8/30/18 A new report released this month highlights the hidden costs of deteriorated, congested, and unsafe roads and bridges for Sacramento metropolitan statistical area (El Dorado, Placer, Sacramento, and Yolo Counties) drivers. According to TRIP, a nonprofit transportation research group, drivers in the Sacramento region pay an extra $2,166 annually due to the combined costs of driving on unmaintained roads, being stuck in congestion, and the financial costs of traffic collisions. A lack of available funding for transportation maintenance to date, and a backlog of projects has left every community with poor road conditions, deteriorating bridges, increased congestion, and unsafe roadways. In the Sacramento area, 70 percent of all major roads and highways are in poor or mediocre condition, costing the average driver $754 annually in extra vehicle operating costs. Senate Bill 1, passed by the Legislature in 2017, has helped to begin to remedy these deficiencies.

The average Sacramento driver is stuck in traffic for 44 hours a year, at a cost of $993 annually. Roadway features can be a contributing factor in crashes, accounting for approximately one-third of fatal traffic crashes from which the average driver in Sacramento loses $419 a year. The report highlights that critical roadway safety improvements are one way to help reduce the likelihood and severity of accidents and in rural communities.

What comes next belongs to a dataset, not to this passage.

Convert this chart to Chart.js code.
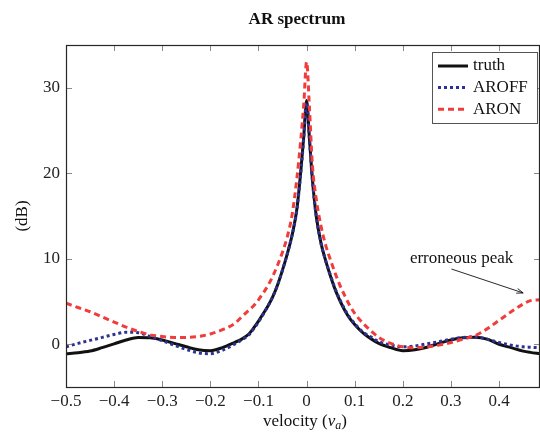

In addition to looking at the financial impacts of our road conditions, congestion, and traffic safety trends, the report touches on the consequences of our deteriorating transportation system on the economy and the effects of new SB 1 revenue on our transportation infrastructure. Sacramento was one of 12 regions TRIP focused on in its research of the hidden costs of transportation in California.